What else do we learn from this odious "report"?
That some current and former Media Services employees supposedly "randomly sampled" by Human Resources loved their jobs and their bosses, that others hated both. (The vote splits about down the middle, and that's being generous to the naysayers. I took a similarly "random" survey of two former employees and got identical results.)
That one of the bosses, in particular, may have had a short fuse and a hot temper, and was known to use profanity when addressing employees. Such behavior is wrong -- but if that were a summary firing offense, there wouldn't be a half-dozen bosses left in the entire Capitol, and the ghost of Bob Bullock would bring the place down with his bare hands. In any case, such allegations have literally nothing to do with a supposed complaint of "sexual harassment."
That by the standards of this hopelessly Pecksniffian report, when on the Senate floor John Carona called Royce West a "son-of-a-bitch," Carona was de facto guilty of sexual harassment.
And finally, that what was by Senate rules supposed to be a specific investigation of a specific complaint of "sexual harassment" became instead a horridly mismanaged fishing expedition for vague, unspecified crimes and misdemeanors of every imaginary kind, and against which the summarily fired employees were allowed no serious defense and no serious redress. I'd call it a witch hunt, but the witches were found, tried, convicted, and sent into exile before the hunt ever began.
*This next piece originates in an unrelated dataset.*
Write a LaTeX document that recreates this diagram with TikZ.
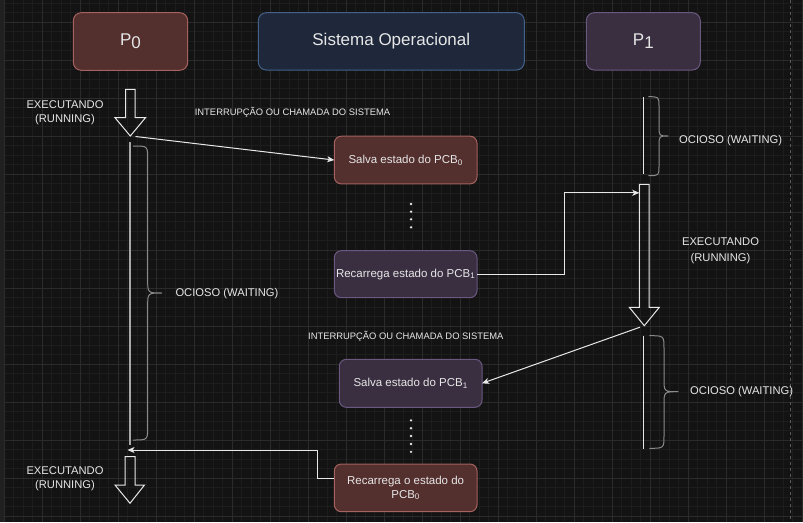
\documentclass[tikz,border=0pt]{standalone}
\usepackage{fontspec}
\setmainfont{Liberation Sans}
\usetikzlibrary{arrows.meta}
\definecolor{bgc}{HTML}{131313}
\definecolor{minorc}{HTML}{1D1D1D}
\definecolor{majorc}{HTML}{2B2B2B}
\definecolor{stripc}{HTML}{202020}
\definecolor{txt}{HTML}{E6E6E6}
\definecolor{redfill}{HTML}{532F2E}
\definecolor{redline}{HTML}{A5625E}
\definecolor{bluefill}{HTML}{1E283A}
\definecolor{blueline}{HTML}{44618A}
\definecolor{purfill}{HTML}{3A2F41}
\definecolor{purline}{HTML}{6A5880}
\definecolor{linec}{HTML}{E8E8E8}
\definecolor{bracec}{HTML}{8A8A8A}
\definecolor{p0line}{HTML}{A8A8A8}
\definecolor{dashc}{HTML}{5A5A5A}
\newcommand\mybrace[7]{%
  \draw[bracestyle] (#1,#4) .. controls (#2,#4) .. (#2,#4+#7) -- (#2,#5-#7)
    .. controls (#2,#5) .. (#3,#5) .. controls (#2,#5) .. (#2,#5+#7)
    -- (#2,#6-#7) .. controls (#2,#6) .. (#1,#6);}
\tikzset{
  box/.style={draw, line width=1pt, rounded corners=7pt, inner sep=0pt, outer sep=0pt,
    anchor=north west, text=txt, align=center, font=\fontsize{11.5}{14}\selectfont},
  titlebox/.style={box, rounded corners=8pt, font=\fontsize{17}{20}\selectfont},
  redbox/.style={fill=redfill, draw=redline},
  bluebox/.style={fill=bluefill, draw=blueline},
  purbox/.style={fill=purfill, draw=purline},
  lbl/.style={text=txt, inner sep=0pt, align=center, font=\fontsize{11.2}{14}\selectfont},
  smalllbl/.style={text=txt, inner sep=0pt, font=\fontsize{9.4}{11}\selectfont},
  conn/.style={draw=linec, line width=1pt, -{Stealth[length=7pt,width=6pt,inset=1.8pt]}},
  blockarrow/.style={draw=linec, line width=1pt, line join=miter},
  bracestyle/.style={draw=bracec, line width=1pt},
  minorline/.style={draw=minorc, line width=1pt},
  majorline/.style={draw=majorc, line width=1pt},
}
\begin{document}
\begin{tikzpicture}[x=1pt,y=-1pt]
\fill[bgc] (0,0) rectangle (803,522);
\useasboundingbox (0,0) rectangle (803,522);
% grid
\foreach \i in {0,...,84} {\draw[minorline] (4.3+\i*9.5,0) -- (4.3+\i*9.5,522);}
\foreach \j in {2,...,56} {\draw[minorline] (0,-16+\j*9.5) -- (803,-16+\j*9.5);}
\foreach \i in {0,...,21} {\draw[majorline] (4.3+\i*38,0) -- (4.3+\i*38,522);}
\foreach \j in {1,...,14} {\draw[majorline] (0,-16+\j*38) -- (803,-16+\j*38);}
\fill[stripc] (0,0) rectangle (3.5,522);
\draw[dashc, dashed, line width=0.8pt] (790.7,0) -- (790.7,522);

% title boxes
\node[titlebox, redbox, minimum width=114.4pt, minimum height=57.6pt] (p0) at (73.3,12.7) {P\raisebox{-3pt}{0}};
\node[titlebox, bluebox, minimum width=266pt, minimum height=57.3pt] (so) at (258.3,12.7) {Sistema Operacional};
\node[titlebox, purbox, minimum width=114pt, minimum height=57.3pt] (p1) at (586.3,12.7) {P\raisebox{-3pt}{1}};

% OS boxes
\node[box, redbox, minimum width=142.7pt, minimum height=47.7pt] (salva0) at (334.3,136.2) {Salva estado do PCB\textsubscript{0}};
\node[box, purbox, minimum width=142.7pt, minimum height=47pt] (rec1) at (334.3,250.7) {Recarrega estado do PCB\textsubscript{1}};
\node[box, purbox, minimum width=142.7pt, minimum height=48pt] (salva1) at (339.3,359.3) {Salva estado do PCB\textsubscript{1}};
\node[box, redbox, minimum width=142.7pt, minimum height=47.7pt] (rec0) at (334.3,464) {Recarrega o estado do\\PCB\textsubscript{0}};

% dots
\foreach \y in {204,211.7,219.3,227.3} {\fill[txt] (411,\y) circle[radius=1.3pt];}
\foreach \y in {420.3,428.2,436,444,451.8} {\fill[txt] (411,\y) circle[radius=1.3pt];}

% block arrows
\draw[blockarrow] (125.5,89.3) -- (135,89.3) -- (135,117.7) -- (145.5,117.7) -- (130.3,136) -- (115,117.7) -- (125.5,117.7) -- cycle;
\draw[blockarrow] (639.3,184.3) -- (649,184.3) -- (649,307.3) -- (659.3,307.3) -- (644.3,325.7) -- (629.3,307.3) -- (639.3,307.3) -- cycle;
\draw[blockarrow] (125.2,456.7) -- (135,456.7) -- (135,485) -- (144.5,485) -- (130,503.3) -- (115,485) -- (125.2,485) -- cycle;
\coordinate (p0out) at (135.5,136.5);
\coordinate (p1in) at (639.3,192.8);
\coordinate (p1out) at (640,327.2);
\coordinate (p0in) at (127.5,450);

% timelines
\draw[p0line, line width=1.3pt] (130,142) -- (130,445);
\draw[linec, line width=1.2pt] (643.5,97) -- (643.5,174);
\draw[linec, line width=1.2pt] (643.5,335.7) -- (643.5,449.3);

% braces
\mybrace{133}{147.7}{162}{146}{293}{440}{13}
\mybrace{648.3}{659}{668.3}{96.7}{136}{175.7}{10}
\mybrace{649.3}{664}{678.3}{335.7}{391.7}{448.3}{13}

% labels
\node[lbl] (exec1) at (65,112.5) {EXECUTANDO\\(RUNNING)};
\node[lbl, font=\fontsize{11.2}{15.6}\selectfont] (exec2) at (720.5,251) {EXECUTANDO\\(RUNNING)};
\node[lbl] (exec3) at (65,479.2) {EXECUTANDO\\(RUNNING)};
\node[smalllbl] (int1) at (292.5,112) {INTERRUPÇÃO OU CHAMADA DO SISTEMA};
\node[smalllbl] (int2) at (405.8,336) {INTERRUPÇÃO OU CHAMADA DO SISTEMA};
\node[lbl, anchor=west] (wait1) at (175.3,293.5) {OCIOSO (WAITING)};
\node[lbl, anchor=west] (wait2) at (679,140.5) {OCIOSO (WAITING)};
\node[lbl, anchor=west] (wait3) at (690,392) {OCIOSO (WAITING)};

% connectors
\draw[conn] (p0out) -- (salva0.west);
\draw[conn] ([yshift=-0.5pt]rec1.east) -- ++(87,0) |- (p1in);
\draw[conn] (p1out) -- (salva1.east);
\draw[conn] ([yshift=9.5pt]rec0.west) -- ++(-17.3,0) |- (p0in);
\end{tikzpicture}
\end{document}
In case you haven't guessed by now, Katherine Staat, Barbara Schlief, and Shelley Smith are all gay women (Schlief and Smith are partners), although people at the Capitol who know them well -- and I am not among those -- say they are not particularly "out" in their professional lives. But Senate management apparently heard the words "sexual harassment" and "lesbian" together, panicked like terrified schoolchildren, and fired three people -- in the final analysis -- because they were gay women who had been accused of something that the administration found unspeakable. Colleagues who had known these three women closely on a daily basis for many years suddenly and officially treated them as moral pariahs.
According to my reading of this report -- upon which Lt. Gov. Ratliff says he relied -- that is what I believe. In firing these three people, Lt. Gov. Ratliff, Sen. Cain, and Sec. Spaw -- whom I believe to be honorable people who have made a horrible mistake -- are in the process of destroying the careers of three excellent Senate employees, for no credible reason.
And I dearly hope that the Capitol press corps -- which thus far (with the honorable exception of W. Gardner Selby of the San Antonio Express-News) has not spoken -- will act on behalf of three people who by all accounts have served those reporters with distinction for many years, and that they will use their craft to try to reverse, or at least expose, this egregious injustice.